● **Given entries**
________________________________________
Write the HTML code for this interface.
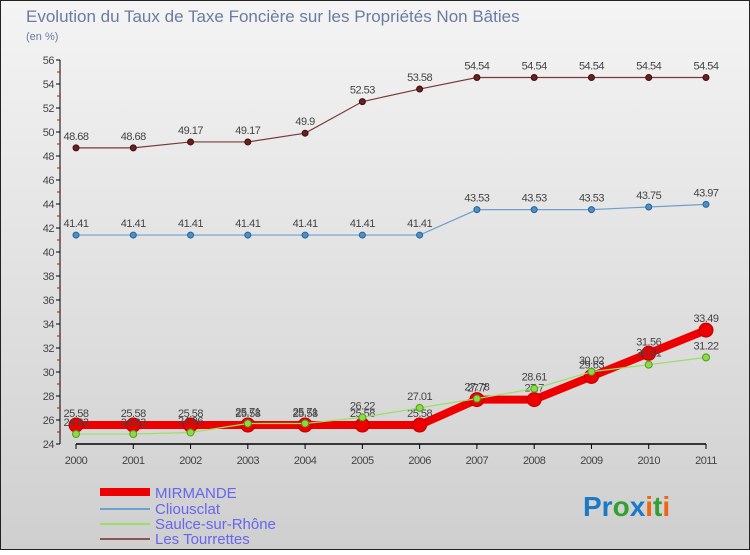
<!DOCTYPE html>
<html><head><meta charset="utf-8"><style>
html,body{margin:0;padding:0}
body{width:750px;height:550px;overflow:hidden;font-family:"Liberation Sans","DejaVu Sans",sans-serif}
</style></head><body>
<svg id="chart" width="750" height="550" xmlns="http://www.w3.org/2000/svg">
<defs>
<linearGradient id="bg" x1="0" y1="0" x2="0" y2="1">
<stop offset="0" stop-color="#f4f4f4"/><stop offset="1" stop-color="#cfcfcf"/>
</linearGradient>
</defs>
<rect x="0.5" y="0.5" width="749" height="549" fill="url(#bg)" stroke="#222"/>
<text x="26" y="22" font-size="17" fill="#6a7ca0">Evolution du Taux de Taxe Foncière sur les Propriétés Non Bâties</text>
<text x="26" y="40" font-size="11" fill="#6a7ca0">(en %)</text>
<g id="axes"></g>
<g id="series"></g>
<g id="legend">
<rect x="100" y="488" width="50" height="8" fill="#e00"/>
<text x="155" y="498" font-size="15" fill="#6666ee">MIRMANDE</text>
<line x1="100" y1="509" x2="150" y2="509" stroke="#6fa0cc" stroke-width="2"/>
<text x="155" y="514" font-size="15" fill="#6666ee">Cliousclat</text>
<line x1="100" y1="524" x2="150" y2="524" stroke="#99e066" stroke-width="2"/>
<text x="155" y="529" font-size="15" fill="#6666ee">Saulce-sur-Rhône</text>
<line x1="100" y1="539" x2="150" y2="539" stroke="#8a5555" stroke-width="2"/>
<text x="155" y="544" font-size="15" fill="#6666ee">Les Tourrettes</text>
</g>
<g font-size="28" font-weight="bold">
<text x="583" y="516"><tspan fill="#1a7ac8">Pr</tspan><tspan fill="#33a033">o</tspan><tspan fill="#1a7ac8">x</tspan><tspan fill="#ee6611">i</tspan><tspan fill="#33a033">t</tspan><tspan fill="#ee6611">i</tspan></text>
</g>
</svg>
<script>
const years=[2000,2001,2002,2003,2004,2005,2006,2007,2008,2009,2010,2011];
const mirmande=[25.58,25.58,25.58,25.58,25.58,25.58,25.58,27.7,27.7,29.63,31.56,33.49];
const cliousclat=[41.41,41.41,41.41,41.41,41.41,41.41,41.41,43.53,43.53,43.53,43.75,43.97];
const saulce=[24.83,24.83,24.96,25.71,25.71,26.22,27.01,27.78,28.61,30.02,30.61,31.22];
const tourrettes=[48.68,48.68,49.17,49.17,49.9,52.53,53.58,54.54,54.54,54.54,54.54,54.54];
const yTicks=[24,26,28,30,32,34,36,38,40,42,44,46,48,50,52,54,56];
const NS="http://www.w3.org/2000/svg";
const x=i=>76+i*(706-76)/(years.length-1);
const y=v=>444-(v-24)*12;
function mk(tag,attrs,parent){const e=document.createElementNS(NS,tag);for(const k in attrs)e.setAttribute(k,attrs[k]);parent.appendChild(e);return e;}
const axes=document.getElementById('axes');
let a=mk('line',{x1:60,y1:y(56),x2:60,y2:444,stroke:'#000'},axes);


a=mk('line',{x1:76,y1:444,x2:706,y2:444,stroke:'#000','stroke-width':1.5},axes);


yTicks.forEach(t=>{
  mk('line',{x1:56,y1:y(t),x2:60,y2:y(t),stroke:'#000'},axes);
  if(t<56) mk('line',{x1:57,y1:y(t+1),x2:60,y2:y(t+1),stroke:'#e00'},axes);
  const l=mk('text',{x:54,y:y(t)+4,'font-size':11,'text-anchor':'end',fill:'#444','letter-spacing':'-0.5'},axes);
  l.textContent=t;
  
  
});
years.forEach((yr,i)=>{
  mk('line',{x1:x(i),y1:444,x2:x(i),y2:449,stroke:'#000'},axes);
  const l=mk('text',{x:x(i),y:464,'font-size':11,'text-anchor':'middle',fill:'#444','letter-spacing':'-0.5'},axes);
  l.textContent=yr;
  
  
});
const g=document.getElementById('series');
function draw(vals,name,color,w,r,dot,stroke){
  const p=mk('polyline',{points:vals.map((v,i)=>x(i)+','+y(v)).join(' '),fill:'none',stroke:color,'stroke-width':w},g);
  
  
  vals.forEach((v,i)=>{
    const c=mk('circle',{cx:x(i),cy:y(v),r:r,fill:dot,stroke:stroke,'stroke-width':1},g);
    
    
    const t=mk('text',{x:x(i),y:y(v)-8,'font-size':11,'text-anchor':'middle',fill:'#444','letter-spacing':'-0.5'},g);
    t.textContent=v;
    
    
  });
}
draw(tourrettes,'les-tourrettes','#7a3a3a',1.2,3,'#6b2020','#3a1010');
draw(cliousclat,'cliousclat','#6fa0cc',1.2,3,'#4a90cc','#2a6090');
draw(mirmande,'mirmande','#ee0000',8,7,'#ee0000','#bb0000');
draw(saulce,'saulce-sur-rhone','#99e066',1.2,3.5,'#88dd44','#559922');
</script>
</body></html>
________________________________________
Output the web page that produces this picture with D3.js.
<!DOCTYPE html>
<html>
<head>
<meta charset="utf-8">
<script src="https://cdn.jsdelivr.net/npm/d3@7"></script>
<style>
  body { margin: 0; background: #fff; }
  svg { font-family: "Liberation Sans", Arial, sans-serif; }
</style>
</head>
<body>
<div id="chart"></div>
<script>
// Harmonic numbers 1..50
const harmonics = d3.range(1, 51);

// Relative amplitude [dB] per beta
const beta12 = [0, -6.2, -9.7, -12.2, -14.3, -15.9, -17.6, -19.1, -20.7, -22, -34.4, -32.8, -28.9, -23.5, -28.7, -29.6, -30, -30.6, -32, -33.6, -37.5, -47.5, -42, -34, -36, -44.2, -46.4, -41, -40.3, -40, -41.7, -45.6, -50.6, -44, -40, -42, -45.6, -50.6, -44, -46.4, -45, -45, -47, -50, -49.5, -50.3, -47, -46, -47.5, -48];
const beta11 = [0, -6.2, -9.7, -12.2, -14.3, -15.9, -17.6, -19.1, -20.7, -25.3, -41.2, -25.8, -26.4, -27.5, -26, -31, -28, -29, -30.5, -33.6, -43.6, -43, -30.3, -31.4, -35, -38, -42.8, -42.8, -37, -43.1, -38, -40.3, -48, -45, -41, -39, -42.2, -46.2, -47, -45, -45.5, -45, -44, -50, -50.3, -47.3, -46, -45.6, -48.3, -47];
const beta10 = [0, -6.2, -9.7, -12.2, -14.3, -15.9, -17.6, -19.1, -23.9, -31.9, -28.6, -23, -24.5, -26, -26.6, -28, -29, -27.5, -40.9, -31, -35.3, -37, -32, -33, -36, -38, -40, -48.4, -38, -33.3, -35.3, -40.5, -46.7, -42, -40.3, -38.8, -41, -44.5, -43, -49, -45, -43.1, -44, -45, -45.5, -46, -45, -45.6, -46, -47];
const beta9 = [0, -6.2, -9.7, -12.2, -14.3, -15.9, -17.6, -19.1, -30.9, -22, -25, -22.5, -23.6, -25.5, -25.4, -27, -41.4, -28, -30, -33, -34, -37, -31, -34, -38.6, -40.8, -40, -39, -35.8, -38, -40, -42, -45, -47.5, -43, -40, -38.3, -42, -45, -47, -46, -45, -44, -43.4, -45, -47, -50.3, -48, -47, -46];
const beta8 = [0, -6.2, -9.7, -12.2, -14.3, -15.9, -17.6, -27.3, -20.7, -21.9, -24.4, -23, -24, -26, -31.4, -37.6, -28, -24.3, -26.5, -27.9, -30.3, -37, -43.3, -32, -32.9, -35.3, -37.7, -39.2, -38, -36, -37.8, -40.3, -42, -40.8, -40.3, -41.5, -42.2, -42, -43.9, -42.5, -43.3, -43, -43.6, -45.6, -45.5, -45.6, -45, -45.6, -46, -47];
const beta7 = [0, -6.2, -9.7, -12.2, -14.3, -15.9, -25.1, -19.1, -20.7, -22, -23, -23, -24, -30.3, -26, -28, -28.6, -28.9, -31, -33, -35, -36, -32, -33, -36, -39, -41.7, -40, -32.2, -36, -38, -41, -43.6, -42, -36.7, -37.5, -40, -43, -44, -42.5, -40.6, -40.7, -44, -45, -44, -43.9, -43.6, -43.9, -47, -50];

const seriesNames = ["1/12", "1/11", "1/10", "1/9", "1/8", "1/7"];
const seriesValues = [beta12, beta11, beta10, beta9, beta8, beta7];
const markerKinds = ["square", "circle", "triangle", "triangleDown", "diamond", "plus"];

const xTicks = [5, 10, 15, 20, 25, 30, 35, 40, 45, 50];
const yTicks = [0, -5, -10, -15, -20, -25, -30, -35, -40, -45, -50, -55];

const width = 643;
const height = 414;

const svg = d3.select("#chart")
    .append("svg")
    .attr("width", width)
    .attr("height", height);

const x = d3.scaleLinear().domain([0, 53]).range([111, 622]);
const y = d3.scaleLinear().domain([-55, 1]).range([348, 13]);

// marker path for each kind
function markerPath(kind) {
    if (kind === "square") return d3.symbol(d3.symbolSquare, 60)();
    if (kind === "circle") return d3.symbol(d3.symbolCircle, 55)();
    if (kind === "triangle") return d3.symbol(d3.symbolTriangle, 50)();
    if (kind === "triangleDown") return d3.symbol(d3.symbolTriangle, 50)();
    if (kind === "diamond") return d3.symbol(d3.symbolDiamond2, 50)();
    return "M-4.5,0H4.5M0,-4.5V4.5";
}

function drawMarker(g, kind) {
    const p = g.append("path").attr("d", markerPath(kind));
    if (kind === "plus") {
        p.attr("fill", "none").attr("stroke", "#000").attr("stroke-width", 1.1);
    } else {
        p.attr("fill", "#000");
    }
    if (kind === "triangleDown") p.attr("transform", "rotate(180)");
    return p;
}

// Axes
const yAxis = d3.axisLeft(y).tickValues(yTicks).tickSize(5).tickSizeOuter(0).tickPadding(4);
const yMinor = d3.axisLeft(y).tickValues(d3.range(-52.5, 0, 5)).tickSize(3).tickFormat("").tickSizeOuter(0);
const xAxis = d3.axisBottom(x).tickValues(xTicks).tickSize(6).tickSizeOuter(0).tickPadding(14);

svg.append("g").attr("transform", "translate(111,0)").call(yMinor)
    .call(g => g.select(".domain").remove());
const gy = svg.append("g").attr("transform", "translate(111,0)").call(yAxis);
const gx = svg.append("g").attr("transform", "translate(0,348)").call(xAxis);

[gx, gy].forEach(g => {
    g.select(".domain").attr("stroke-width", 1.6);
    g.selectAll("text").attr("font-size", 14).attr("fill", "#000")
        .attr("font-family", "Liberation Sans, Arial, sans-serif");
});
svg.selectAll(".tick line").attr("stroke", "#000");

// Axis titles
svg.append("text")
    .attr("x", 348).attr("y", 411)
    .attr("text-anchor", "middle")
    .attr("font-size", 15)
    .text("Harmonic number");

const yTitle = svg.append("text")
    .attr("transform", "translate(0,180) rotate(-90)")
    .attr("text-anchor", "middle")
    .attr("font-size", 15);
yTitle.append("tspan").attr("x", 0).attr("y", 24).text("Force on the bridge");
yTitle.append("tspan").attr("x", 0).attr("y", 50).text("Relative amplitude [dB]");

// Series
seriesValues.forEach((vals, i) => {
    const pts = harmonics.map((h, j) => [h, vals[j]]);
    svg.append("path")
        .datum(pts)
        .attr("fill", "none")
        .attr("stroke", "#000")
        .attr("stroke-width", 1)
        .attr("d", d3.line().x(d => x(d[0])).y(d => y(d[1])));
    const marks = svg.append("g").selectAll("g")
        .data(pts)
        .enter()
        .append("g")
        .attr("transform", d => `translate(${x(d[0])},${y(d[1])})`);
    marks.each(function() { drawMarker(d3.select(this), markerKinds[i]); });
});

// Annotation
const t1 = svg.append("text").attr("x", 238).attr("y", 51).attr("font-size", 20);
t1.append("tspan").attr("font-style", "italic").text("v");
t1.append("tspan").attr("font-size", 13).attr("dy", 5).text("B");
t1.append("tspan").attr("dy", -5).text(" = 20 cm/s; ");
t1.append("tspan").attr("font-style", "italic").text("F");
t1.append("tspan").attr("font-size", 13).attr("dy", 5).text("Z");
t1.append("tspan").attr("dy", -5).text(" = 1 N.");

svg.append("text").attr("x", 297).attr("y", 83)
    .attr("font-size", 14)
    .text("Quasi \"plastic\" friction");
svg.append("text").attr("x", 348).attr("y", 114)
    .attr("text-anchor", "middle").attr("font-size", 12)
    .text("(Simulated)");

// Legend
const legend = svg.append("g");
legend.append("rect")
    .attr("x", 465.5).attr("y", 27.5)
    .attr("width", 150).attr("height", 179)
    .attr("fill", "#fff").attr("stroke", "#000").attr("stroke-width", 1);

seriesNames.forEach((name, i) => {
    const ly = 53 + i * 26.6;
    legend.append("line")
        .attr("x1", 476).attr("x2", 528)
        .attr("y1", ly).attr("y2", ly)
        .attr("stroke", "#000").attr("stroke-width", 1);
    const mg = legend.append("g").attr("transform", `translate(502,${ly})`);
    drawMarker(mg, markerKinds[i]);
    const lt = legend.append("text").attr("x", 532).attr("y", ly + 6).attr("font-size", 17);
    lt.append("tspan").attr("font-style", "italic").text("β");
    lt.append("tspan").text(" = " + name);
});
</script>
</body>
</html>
________________________________________
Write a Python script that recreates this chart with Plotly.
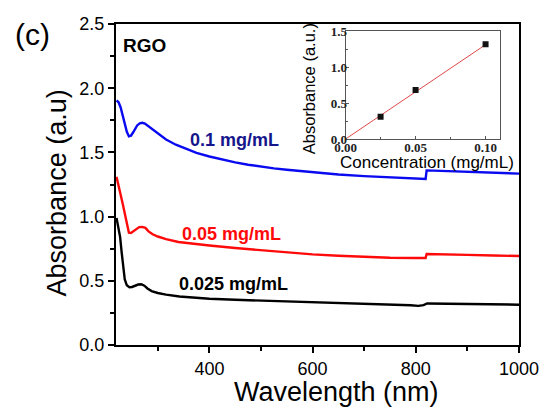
________________________________________
● **Objective**
Your answer should be only a number: how many lines of the data above contain the string "that"?

● **Exercise answer**
2